Es ist nicht so, dass er jemals Rücksicht auf andere genommen hat. Seine Frau Caterina hatte es nie leicht mit ihm. Irgendwann ist die Liebe zwischen den beiden erloschen. Seine mehr oder weniger versteckten Seitensprünge haben ihren Teil dazu beigetragen. Dennoch blieben sie zusammen, nicht zuletzt wegen der gemeinsamen Kinder: Sveva, mittlerweile ebenfalls Ehefrau und Mutter sowie Dante. Als die Kinder klein waren, konnte und wollte Cesare nicht viel mit ihnen anfangen. Nun sind sie erwachsen und lassen ihren Vater spüren, dass sie während ihrer Kindheit gerne mehr von ihrem Vater gehabt hätten. Mehr aus Pflichtgefühl, denn aus Zuneigung kümmern sie sich ab und an um den alten Cesare. Über die gelegentlichen Anstandsbesuche geht die Verbindung zu Cesare nicht hinaus. Mittlerweile ist er Witwer, vor 5 Jahren ist Caterina gestorben.
Quelle: Piper
"Es stimmt, ich bin ein echter Stoffel, und sollte eins meiner Kinder jemals den Mut finden, sich in Lobreden über meine zahlreichen Vorzüge zu ergehen, würden sie mich doch niemals einen umgänglichen Menschen nennen. Es ist nicht so, dass ich die Leute hasse, aber mich mit ihnen zu beschäftigen, ist mir einfach lästig."
Nun lebt er also allein und alleingelassen, was ihm eigentlich gut in den Kram passt. War er bereits früher ein Soziopath, dessen Freiheiten jedoch durch Beruf und Familie eingeschränkt wurden, kann er nun sämtliche Verhaltensregeln über Bord werfen und leben, wie er es möchte. Das denkt er zumindest. Denn mit einem Mal stellt er fest, je mehr er sich von den Menschen, die ihn umgeben, distanzieren möchte, desto intensiver wird die Beziehung zu ihnen. Zu diesen Menschen gehören seine Kinder, genauso wie eine spezielle Freundin, die sich um sein körperliches Wohlbefinden kümmert, oder eine neue Nachbarin, die in einer Notlage seine Hilfe benötigt. Diese Menschen tragen dazu bei, dass der alte Miesepeter die Welt ein Stückchen positiver betrachtet. Missverständnisse werden aus der Welt geschafft, Vorwürfe werden ausgesprochen und bereinigt. Cesare beginnt, seine Kinder zu verstehen und seine Kinder verstehen ihn. Und am Ende dieses Romans beginnt Cesare tatsächlich, sein Leben in vollen Zügen zu genießen und aus dem Soziopath wird ein Mensch, dem die Gesellschaft seiner Familie und seiner Freunde sehr am Herzen liegt. 
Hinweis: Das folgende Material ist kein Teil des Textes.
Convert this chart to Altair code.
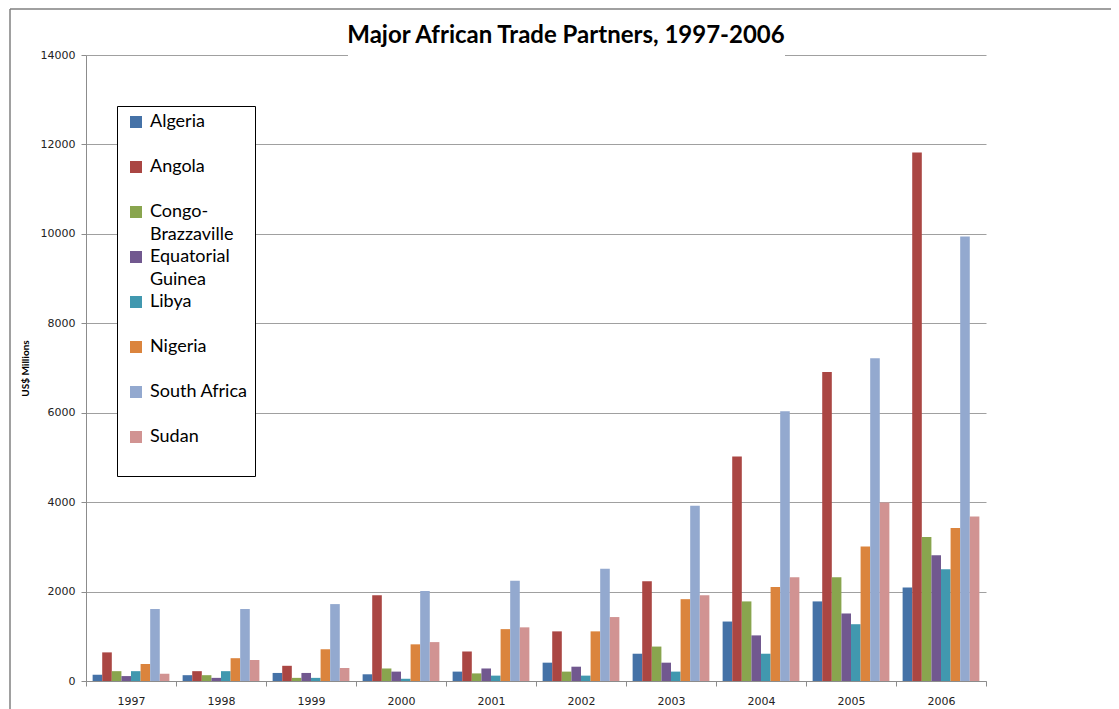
import altair as alt
import pandas as pd

years = ["1997", "1998", "1999", "2000", "2001", "2002", "2003", "2004", "2005", "2006"]
countries = ["Algeria", "Angola", "Congo-Brazzaville", "Equatorial Guinea", "Libya",
             "Nigeria", "South Africa", "Sudan"]
colors = ["#4572A7", "#AA4643", "#89A54E", "#71588F", "#4198AF", "#DB843D", "#93A9CF", "#D19392"]

algeria = [140, 130, 180, 150, 210, 410, 610, 1330, 1780, 2090]
angola = [640, 220, 340, 1920, 660, 1110, 2230, 5020, 6910, 11820]
congo = [220, 130, 70, 280, 170, 210, 770, 1780, 2320, 3220]
eq_guinea = [110, 70, 180, 210, 280, 320, 410, 1020, 1510, 2810]
libya = [220, 220, 70, 50, 120, 120, 210, 610, 1270, 2500]
nigeria = [380, 510, 710, 820, 1160, 1110, 1830, 2100, 3010, 3420]
south_africa = [1610, 1610, 1720, 2010, 2240, 2510, 3920, 6030, 7220, 9940]
sudan = [160, 470, 290, 870, 1200, 1430, 1920, 2320, 3990, 3680]

series = [algeria, angola, congo, eq_guinea, libya, nigeria, south_africa, sudan]
y_ticks = [0, 2000, 4000, 6000, 8000, 10000, 12000, 14000]

rows = []
for c, vals in zip(countries, series):
    for yr, v in zip(years, vals):
        rows.append({"Year": yr, "Country": c, "Value": v})
df = pd.DataFrame(rows)

label_expr = ("datum.label == 'Congo-Brazzaville' ? ['Congo-', 'Brazzaville'] : "
              "datum.label == 'Equatorial Guinea' ? ['Equatorial', 'Guinea'] : "
              "datum.label == 'Sudan' ? ['Sudan', ''] : datum.label")

bars = alt.Chart(df).mark_bar().encode(
    x=alt.X("Year:N", sort=years,
            scale=alt.Scale(paddingInner=0, paddingOuter=0),
            axis=alt.Axis(title=None, labelAngle=0, tickBand="extent", tickSize=5,
                          labelPadding=9, labelFont="DejaVu Sans", labelFontSize=11,
                          labelColor="#222222", domainColor="#8c8c8c", tickColor="#8c8c8c",
                          grid=False)),
    xOffset=alt.XOffset("Country:N", sort=countries,
                        scale=alt.Scale(paddingInner=0, paddingOuter=0.69)),
    y=alt.Y("Value:Q", scale=alt.Scale(domain=[0, 14000], nice=False),
            axis=alt.Axis(title="US$ Millions", values=y_ticks, format="d", tickSize=5,
                          labelPadding=6,
                          labelFont="DejaVu Sans", labelFontSize=11, labelColor="#222222",
                          titleFont="Lato", titleFontSize=10, titleFontWeight="bold",
                          titleColor="black", titlePadding=10,
                          domainColor="#8c8c8c", tickColor="#8c8c8c",
                          gridColor="#a0a0a0", gridWidth=1)),
    color=alt.Color("Country:N", sort=countries,
                    scale=alt.Scale(domain=countries, range=colors),
                    legend=alt.Legend(title=None, orient="none", legendX=31, legendY=51,
                                      direction="vertical", labelFont="Lato", labelFontSize=18,
                                      labelColor="black", labelBaseline="middle",
                                      labelExpr=label_expr, labelLimit=300, labelOffset=5,
                                      symbolType="square", symbolSize=144, symbolStrokeWidth=0,
                                      symbolOffset=3, symbolOpacity=1,
                                      strokeColor="black", fillColor="white", padding=7,
                                      rowPadding=4, gridAlign="all")),
)

deco = pd.DataFrame({"k": [0]})
title_mask = alt.Chart(deco).mark_rect(color="white").encode(
    x=alt.value(262), x2=alt.value(699), y=alt.value(-3), y2=alt.value(3))
top_border = alt.Chart(deco).mark_rule(color="#808080", strokeWidth=1.5).encode(
    x=alt.value(-76), x2=alt.value(1040), y=alt.value(-46))
left_border = alt.Chart(deco).mark_rule(color="#808080", strokeWidth=1.5).encode(
    x=alt.value(-76), y=alt.value(-46), y2=alt.value(660))

chart = alt.layer(title_mask, bars, top_border, left_border).properties(
    width=900, height=626,
    title=alt.TitleParams("Major African Trade Partners, 1997-2006", font="Lato", fontSize=24,
                          fontWeight="bold", color="black", anchor="middle", dx=30,
                          offset=0, dy=40),
    autosize=alt.AutoSizeParams(type="none"),
    padding={"left": 78, "top": 47, "right": 125, "bottom": 34},
).configure(style={"guide-label": {"lineHeight": 23}}).configure_view(stroke=None)

chart.save("out.html", embed_options={"renderer": "svg", "actions": False})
"Die Wahrheit ist: Man kann nicht immer griesgrämig und unfreundlich sein, sonst fangen die anderen an, dir das zu glauben."
Cesare ist ein Unikum. Er liebt es, die Leute zu schockieren oder vor den Kopf zu stoßen. Als Ausrede für seine merkwürdigen Eskapaden muss immer sein Alter herhalten. Mit dem, was Cesare gerade zu Beginn des Romans von sich gibt, ist man sich als Leser gar nicht sicher, ob man den biestigen Greis mögen soll oder von seiner fehlenden Rücksichtnahme gegenüber seiner Mitmenschen abgestoßen wird. Irgendwann kippt jedoch die Einstellung zu Gunsten von Cesare, und man beginnt, den alten Mann zu mögen. So, wie er sich langsam gegenüber seinen Mitmenschen öffnet und Interesse an ihnen zeigt, lässt man selbst diesen Charakter nach und nach an sich herankommen und hat ihn spätestens am Ende des Romans in sein Herz geschlossen.
Daran haben seine einzigartigen persönlichen Wahrheiten einen sehr großen Anteil. Ich könnte jetzt ketzerisch behaupten, dass "Der erste Tag vom Rest meines Lebens" ein Buch der Kalendersprüche ist. Denn davon gibt es einige in diesem Roman. Doch man bedenke, dass Cesares "Kalendersprüche" richtig gut und originell sind. Dieses Buch steckt voller Lebensweisheiten, die man gern beherzigen möchte. "Der erste Tag vom Rest meines Lebens" ist daher ein großer Spaß, der Lust auf das Älterwerden macht. Vorausgesetzt, man macht es wie Cesare.